A third, quieter mistake is neglecting maintenance. Competitors update pages quarterly. If your guide gathers dust, it will sink. Put your key assets on a review schedule. Add a brief change log and update the publication date when you make substantive edits. Readers notice, and so do search engines.

When you should zig where others zag

Sometimes the best move is not to compete head-on. If your rivals chase “best” lists and broad buyer’s guides, consider specializing in use-case content with strong examples. If they rely on text, layer in video and annotated visuals. If they gate every asset, offer one standout resource without friction and watch how it spreads.

A fintech client faced giants who owned top-of-funnel education.

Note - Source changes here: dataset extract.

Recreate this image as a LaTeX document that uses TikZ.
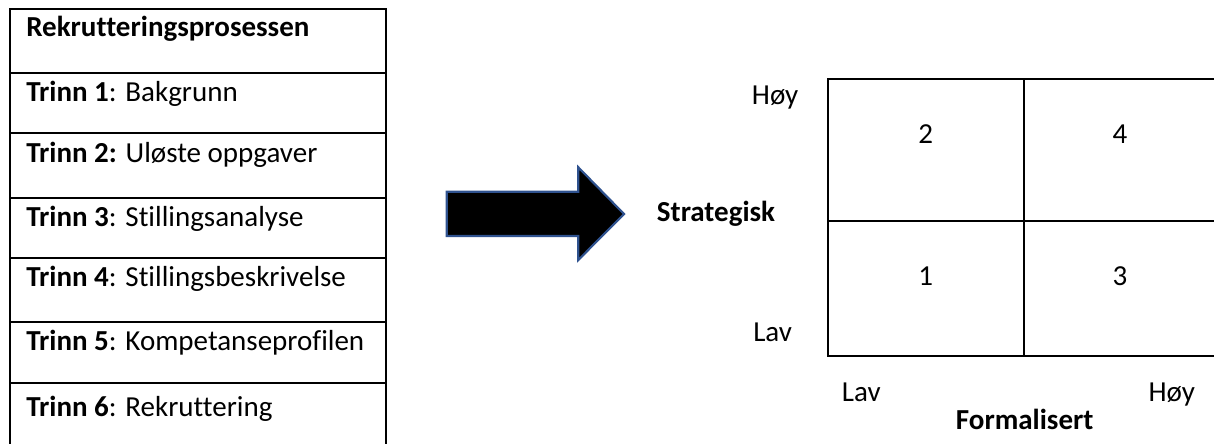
\documentclass[tikz,border=0pt]{standalone}
\usepackage{fontspec}
\setmainfont{Carlito}[Ligatures=NoCommon]
\definecolor{arrowblue}{HTML}{2F528F}
\begin{document}
\begin{tikzpicture}[x=0.75pt,y=-0.75pt,
  txt/.style={inner sep=0pt,font=\fontsize{21.75}{26}\selectfont},
  rowtxt/.style={txt,anchor=base west},
  ctxt/.style={txt,anchor=base},
  gridline/.style={line width=1.5pt,black},
  bigarrow/.style={fill=black,draw=arrowblue,line width=1.6pt,line join=miter}]
\useasboundingbox (0,0) rectangle (1214,443);
\clip (0,0) rectangle (1214,443);
% table
\draw[gridline] (10,460) -- (10,9) -- (386,9) -- (386,460);
\foreach \yy in {73,133,198,258,322,383}{\draw[gridline] (10,\yy) -- (386,\yy);}
\node[rowtxt] (h) at (26,36.7) {\textbf{Rekrutteringsprosessen}};
\node[rowtxt] (t1) at (26,101.7) {\textbf{Trinn 1}: Bakgrunn};
\node[rowtxt] (t2) at (26,162.3) {\textbf{Trinn 2:} Uløste oppgaver};
\node[rowtxt] (t3) at (26,226.7) {\textbf{Trinn 3}: Stillingsanalyse};
\node[rowtxt] (t4) at (26,286.7) {\textbf{Trinn 4}: Stillingsbeskrivelse};
\node[rowtxt] (t5) at (26,350.7) {\textbf{Trinn 5}: Kompetanseprofilen};
\node[rowtxt] (t6) at (26,416.7) {\textbf{Trinn 6}: Rekruttering};
% arrow
\draw[bigarrow] (446.7,191.7) -- (578.3,191.7) -- (578.3,167.3) -- (624,214)
  -- (578.3,260) -- (578.3,236) -- (446.7,236) -- cycle;
% matrix
\draw[gridline] (1225,79) -- (827.7,79) -- (827.7,355.7) -- (1225,355.7);
\draw[gridline] (827.7,221) -- (1225,221);
\draw[gridline] (1024,79) -- (1024,355.7);
\node[ctxt] (q2) at (925.7,143.3) {2};
\node[ctxt] (q4) at (1120,143.3) {4};
\node[ctxt] (q1) at (925.7,285) {1};
\node[ctxt] (q3) at (1120,285) {3};
% axis labels
\node[rowtxt] (yh) at (751.7,104) {Høy};
\node[rowtxt] (ys) at (656.7,221.7) {\textbf{Strategisk}};
\node[rowtxt] (yl) at (753,341.7) {Lav};
\node[rowtxt] (xl) at (841.7,401.7) {Lav};
\node[rowtxt] (xh) at (1148.3,401.7) {Høy};
\node[ctxt] (xf) at (1024.7,429.3) {\textbf{Formalisert}};
\end{tikzpicture}
\end{document}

Instead of matching them article for article, we built a living library of compliance templates with notes from practicing accountants. It ranked for a long tail of practical queries and attracted deep links from university and government pages. The library anchored the site’s authority and made all downstream pages more competitive.

Bringing it together: from analysis to advantage

Competitive analysis for SEO thrives on humility and discipline. You respect the data but think like a customer. You map the terrain by topic, not by vanity keywords. You study how winners structure content, links, and formats, then you design a version that fits your brand and your resources. You measure what matters and iterate instead of chasing every shiny metric.

The most effective programs I have seen share a few habits. They revisit the SERP often, because it shifts. They protect time for creating one or two remarkable assets each quarter. They defend internal linking as a first-class task, not an afterthought. They write with the empathy of someone who has done the job the reader needs to do. They ignore the noise of competitors’ content calendars and stick to the clusters that compound.

SEO is part of digital marketing, not a separate universe. Your content will attract leads who run ads, open emails, and call your sales team. The more your search strategy reflects what buyers actually need at each step, the better those downstream channels perform. Competitive analysis becomes the shared map for product, content, and demand generation. It tells everyone which hills are worth taking and how to take them.

If you apply this work with care, your rivals will still exist, but they will feel less imposing. You will see their strengths, yes, and you will see their habits, gaps, and blind spots. Then you can build pages that help people more, load faster, answer smarter, and guide gently toward a choice. That is how you outshine rivals in SEO, one well-chosen cluster at a time.